Hosea 13,14: The final chapters of this book continue God’s monologue where he appears to vacillate between handing Israel the punishment it deserves as over against the inherent love he has for his people and his inextinguishable hope that they will one day repent and return to him. Chapter 13 opens with an angry God:
Now they sin more and more;
they make idols for themselves from their silver,
cleverly fashioned images,
all of them the work of craftsmen. (13:2a)
But the situation is far worse than images made of silver:
It is said of these people,
“They offer human sacrifices!
They kiss calf-idols! (13:2b)
That there is child sacrifice is a reminder of the pure evil that this idol-worship has engendered among formerly God-fearing people.
Then, God seems almost nostalgic about the people he cared for and who followed him:
I cared for you in the wilderness,
in the land of burning heat.
When I fed them, they were satisfied; (13:5, 6a)
But now…. Now God’s anger emerges white hot in similes of ferocious, flesh-eating predators:
So I will be like a lion to them,
like a leopard I will lurk by the path.
Like a bear robbed of her cubs,
I will attack them and rip them open;
like a lion I will devour them—
a wild animal will tear them apart. (13:7, 8)
But as always, there is the promise of God’s rescuing salvation if these people would simply repent, expressed here in a well-known verse:
I will deliver this people from the power of the grave;
I will redeem them from death.
Where, O death, are your plagues?
Where, O grave, is your destruction? (13:14)
But this brief intermezzo is followed an immediate swing back to an angry description of the gruesome fate awaiting an unrepentant Samaria:
They will fall by the sword;
their little ones will be dashed to the ground,
their pregnant women ripped open. (13:16)
Chapter 14 opens with yet another call to repentance:
Return, Israel, to the Lord your God.
Your sins have been your downfall!
Take words with you
and return to the Lord. (14:1, 2)
All it will take to return to God and be forgiven is a simple vow—to “take words with us.” Which words Hosea then helpfully supplies for the remainder of the chapter.

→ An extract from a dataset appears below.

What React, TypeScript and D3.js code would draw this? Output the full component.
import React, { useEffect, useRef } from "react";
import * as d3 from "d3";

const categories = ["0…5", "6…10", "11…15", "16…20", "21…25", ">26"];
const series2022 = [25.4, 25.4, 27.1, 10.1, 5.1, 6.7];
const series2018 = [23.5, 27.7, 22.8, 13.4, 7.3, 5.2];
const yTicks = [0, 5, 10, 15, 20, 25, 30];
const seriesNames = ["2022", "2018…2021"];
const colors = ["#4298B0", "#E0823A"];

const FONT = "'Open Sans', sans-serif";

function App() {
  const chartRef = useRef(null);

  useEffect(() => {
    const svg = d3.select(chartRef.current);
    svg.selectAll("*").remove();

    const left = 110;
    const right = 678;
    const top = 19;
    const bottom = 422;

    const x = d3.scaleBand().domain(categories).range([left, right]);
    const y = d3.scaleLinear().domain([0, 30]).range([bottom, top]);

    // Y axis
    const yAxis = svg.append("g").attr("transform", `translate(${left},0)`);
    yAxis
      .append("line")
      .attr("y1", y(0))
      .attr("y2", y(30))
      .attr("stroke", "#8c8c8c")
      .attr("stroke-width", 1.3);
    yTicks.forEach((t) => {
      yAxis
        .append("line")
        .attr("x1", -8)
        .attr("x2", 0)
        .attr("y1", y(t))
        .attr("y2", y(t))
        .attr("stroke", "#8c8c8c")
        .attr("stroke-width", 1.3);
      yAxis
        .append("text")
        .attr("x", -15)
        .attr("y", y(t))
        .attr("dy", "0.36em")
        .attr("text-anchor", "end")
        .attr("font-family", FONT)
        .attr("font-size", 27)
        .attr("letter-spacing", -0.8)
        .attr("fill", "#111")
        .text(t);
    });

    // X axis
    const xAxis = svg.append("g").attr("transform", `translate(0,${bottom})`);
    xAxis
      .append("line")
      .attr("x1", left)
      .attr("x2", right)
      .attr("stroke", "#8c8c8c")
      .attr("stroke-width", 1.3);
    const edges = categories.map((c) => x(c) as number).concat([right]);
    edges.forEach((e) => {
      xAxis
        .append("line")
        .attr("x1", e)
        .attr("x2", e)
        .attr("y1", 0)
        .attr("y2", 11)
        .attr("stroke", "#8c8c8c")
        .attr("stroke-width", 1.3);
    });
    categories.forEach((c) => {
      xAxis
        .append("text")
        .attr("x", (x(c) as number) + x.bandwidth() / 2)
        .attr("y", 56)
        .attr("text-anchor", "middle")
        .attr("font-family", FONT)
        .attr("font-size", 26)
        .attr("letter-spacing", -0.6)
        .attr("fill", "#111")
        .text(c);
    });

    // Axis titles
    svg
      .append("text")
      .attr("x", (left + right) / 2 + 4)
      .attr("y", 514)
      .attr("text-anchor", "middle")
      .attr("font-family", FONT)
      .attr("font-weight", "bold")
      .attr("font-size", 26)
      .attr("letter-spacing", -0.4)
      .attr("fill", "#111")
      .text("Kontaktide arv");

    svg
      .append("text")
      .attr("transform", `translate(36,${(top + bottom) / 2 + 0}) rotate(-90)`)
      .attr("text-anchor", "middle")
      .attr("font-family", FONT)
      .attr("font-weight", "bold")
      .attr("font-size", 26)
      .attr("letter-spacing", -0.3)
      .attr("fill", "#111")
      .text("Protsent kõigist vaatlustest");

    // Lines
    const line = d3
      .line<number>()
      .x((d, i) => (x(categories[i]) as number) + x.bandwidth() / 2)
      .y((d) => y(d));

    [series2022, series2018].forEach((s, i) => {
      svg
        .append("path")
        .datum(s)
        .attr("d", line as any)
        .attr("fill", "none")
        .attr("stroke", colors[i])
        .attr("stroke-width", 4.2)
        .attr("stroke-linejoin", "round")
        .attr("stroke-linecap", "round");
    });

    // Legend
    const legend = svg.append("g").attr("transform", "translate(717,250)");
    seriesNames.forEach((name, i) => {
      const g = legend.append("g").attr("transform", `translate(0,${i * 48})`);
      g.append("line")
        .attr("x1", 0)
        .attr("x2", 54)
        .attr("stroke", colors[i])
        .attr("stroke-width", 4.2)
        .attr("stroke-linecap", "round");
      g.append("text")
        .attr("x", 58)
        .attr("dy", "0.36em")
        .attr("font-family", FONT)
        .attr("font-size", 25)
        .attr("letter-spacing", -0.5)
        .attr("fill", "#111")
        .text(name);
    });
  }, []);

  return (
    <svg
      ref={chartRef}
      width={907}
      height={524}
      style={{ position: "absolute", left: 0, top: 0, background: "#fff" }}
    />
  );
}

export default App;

This passionate book ends with what I take to be the author’s message and the point of everything that has preceded this final verse:
Who is wise? Let them realize these things.
Who is discerning? Let them understand.
The ways of the Lord are right;
the righteous walk in them,
but the rebellious stumble in them. (14:9)

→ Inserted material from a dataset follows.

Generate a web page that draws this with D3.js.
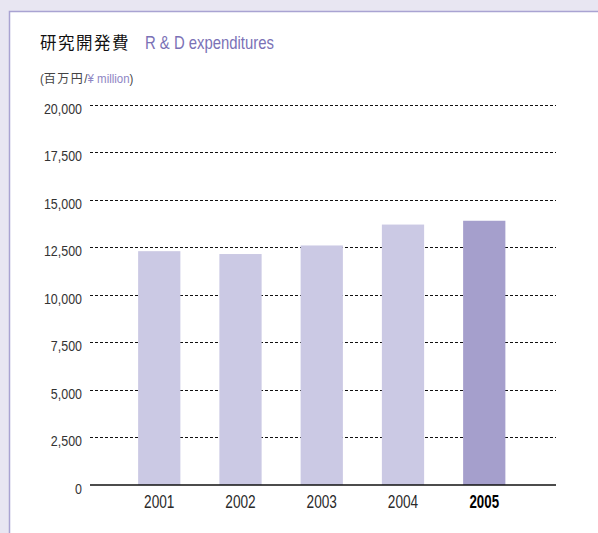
<!DOCTYPE html>
<html>
<head>
<meta charset="utf-8">
<script src="https://cdn.jsdelivr.net/npm/d3@7/dist/d3.min.js"></script>
<style>
  html, body { margin: 0; padding: 0; background: #e8e6f2; }
  svg { display: block; }
</style>
</head>
<body>
<script>
// R & D expenditures, ¥ million
const years = ["2001", "2002", "2003", "2004", "2005"];
const values = [12300, 12150, 12600, 13700, 13900];
const yTicks = [0, 2500, 5000, 7500, 10000, 12500, 15000, 17500, 20000];
const highlightYear = "2005";

const W = 598, H = 533;
const LATIN = "'Liberation Sans', Arial, sans-serif";
const CJK = "'Noto Sans CJK JP', sans-serif";

const svg = d3.select("body").append("svg").attr("width", W).attr("height", H);

// panel
svg.append("rect").attr("x", 9.5).attr("y", 11.5).attr("width", W).attr("height", H)
  .attr("fill", "#fff").attr("stroke", "#a9a3d2").attr("stroke-width", 1.5);

// lay out a row of text pieces, each with its own font and horizontal squeeze
function textRow(x0, baseline, pieces) {
  let x = x0;
  pieces.forEach(p => {
    const sx = p.sx || 1;
    const t = svg.append("text")
      .attr("transform", `translate(${x},${baseline}) scale(${sx},1)`)
      .attr("font-family", p.font).attr("font-size", p.size)
      .attr("font-weight", p.weight || "normal")
      .attr("letter-spacing", p.ls || 0)
      .attr("fill", p.color).text(p.text);
    x += t.node().getComputedTextLength() * sx + (p.gap || 0);
  });
}

// titles
textRow(40, 49, [
  { text: "研究開発費", font: CJK, size: 16.5, ls: 1.5, color: "#111", gap: 15 },
  { text: "R & D expenditures", font: LATIN, size: 17.5, sx: 0.85, color: "#7a71b6" }
]);
textRow(40, 83, [
  { text: "(", font: LATIN, size: 13.5, sx: 0.85, color: "#444" },
  { text: "百万円", font: CJK, size: 12, ls: 1.5, color: "#444" },
  { text: "/", font: LATIN, size: 13.5, sx: 0.85, color: "#444" },
  { text: "¥ million", font: LATIN, size: 13.5, sx: 0.85, color: "#8e86c4" },
  { text: ")", font: LATIN, size: 13.5, sx: 0.85, color: "#444" }
]);

// scales
const y = d3.scaleLinear().domain([0, 20000]).range([485, 104.8]);
const x = d3.scaleBand().domain(years).range([97.5, 546]).paddingInner(0.48).paddingOuter(0.5);
const gridX0 = 90, gridX1 = 556;

// gridlines
svg.append("g").selectAll("line").data(yTicks.filter(d => d > 0)).join("line")
  .attr("x1", gridX0).attr("x2", gridX1)
  .attr("y1", d => Math.round(y(d)) + 0.5).attr("y2", d => Math.round(y(d)) + 0.5)
  .attr("stroke", "#111").attr("stroke-width", 1).attr("stroke-dasharray", "3,2");

// bars
svg.append("g").selectAll("rect").data(years).join("rect")
  .attr("x", d => x(d)).attr("width", x.bandwidth())
  .attr("y", (d, i) => y(values[i])).attr("height", (d, i) => y(0) - y(values[i]))
  .attr("fill", d => d === highlightYear ? "#a59fcc" : "#cbc9e4");

// baseline
svg.append("line").attr("x1", gridX0).attr("x2", gridX1)
  .attr("y1", y(0)).attr("y2", y(0)).attr("stroke", "#111").attr("stroke-width", 1.6);

// y axis labels
const yAxis = d3.axisLeft(y).tickValues(yTicks).tickSize(0).tickPadding(0)
  .tickFormat(d3.format(","));
const gy = svg.append("g").attr("transform", "translate(82,0)").call(yAxis);
gy.select(".domain").remove();
gy.selectAll("text")
  .attr("font-family", LATIN).attr("font-size", 14.5).attr("fill", "#333")
  .attr("x", 0).attr("dy", null).attr("y", 8.3)
  .attr("transform", "scale(0.86,1)");

// x axis labels
const xAxis = d3.axisBottom(x).tickSize(0).tickPadding(0);
const gx = svg.append("g").attr("transform", "translate(0,508.3)").call(xAxis);
gx.select(".domain").remove();
gx.selectAll("text")
  .attr("font-family", LATIN).attr("font-size", 17.5)
  .attr("y", 0).attr("dy", null)
  .attr("transform", d => d === highlightYear ? "scale(0.76,1)" : "scale(0.78,1)")
  .attr("font-weight", d => d === highlightYear ? "bold" : "normal")
  .attr("fill", d => d === highlightYear ? "#000" : "#2a2a2a");
</script>
</body>
</html>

Indeed! This is the bifurcation of humanity: those who follow God understand—and accept—what God is saying and look to God to lead their lives. But those who reject God, these words—and as we see in John, the Word himself—are stumbling blocks that they dismiss as errant nonsense.
What Hosea saw around him more than 2000 years ago we see around us today. Our human pride and its manifestation that we do not only do not need God to guide our affairs, we can pretend that he doesn’t even exist. We have foolishly convinced ourselves that we can do it all on our own. This is the great constant of fallen humanity. The humanity that would not listen to its prophets and to which he sent his own Son to rescue.
Revelation 4:9–5:10: Worship before the throne of God concludes when “the twenty-four elders fall down before him who sits on the throne and worship him who lives forever and ever.” (4:10) John provides us the words of the hymn they sing:
You are worthy, our Lord and God,
to receive glory and honor and power,
for you created all things,
and by your will they were created
and have their being. (4:11)
I’m pretty sure these words have been set to music by someone somewhere.
Suddenly all is quiet in the room as John sees God on his throne holding a scroll sealed with seven seals. An angel asks who is worthy to open the scroll. John’s sadness at the fact that no one steps up causes him to cry, but one of the elders leans down and tells him, “Do not weep! See, the Lion of the tribe of Judah, the Root of David, has triumphed. He is able to open the scroll and its seven seals.” (5:5)
Suddenly John sees a slain lamb which has “seven horns and seven eyes, which are the seven spirits of God sent out into all the earth.” (5:6) The lamb takes the scroll, which causes a new round of worship to occur: “And when he had taken it, the four living creatures and the twenty-four elders fell down before the Lamb. Each one had a harp and they were holding golden bowls full of incense, which are the prayers of God’s people.” (5:8) John, who must have been a musician or lyricist in his former life, provides us another worship song—this one about lamb’s sacrifice:
…because you were slain,
and with your blood you purchased for God
persons from every tribe and language and people and nation. (5:9)
It’s really not that difficult at this point to figure out that the slain lamb represents Jesus Christ. And that the recurring ‘sevens’ represent the seven churches to whom John is writing. However, other scenes yet to come will prove more difficult to figure out…
Editorial:
My view of this scene and this entire book is that it is a coded or symbolic message to the seven churches John is writing to. These churches already are or shortly will be enduring persecution by the Roman authorities as they see the popularity of this new Jewish sect as a threat to Pax Romana. In short, Revelation is a subversive book and John is writing in deliberately symbolic language for the simple purpose of protecting its recipients should it fall into the hands of the Roman authorities. They would read it and because they would see it as the nonsensical scrawlings of an obscure political prisoner, dismiss it out of hand. In short, I think Revelation is a coded message to the seven churches about Roman persecution and the great promise of Jesus Christ. And we should read it in the context of the fraught times in which John is writing.
I do not believe Revelation has anything to say about events yet to come, nor that it is predicting anything beyond what was happening in Asia at the end of the first century CE. This view is doubtless anathema to many evangelicals, but so be it. It’s still a lot of fun to read.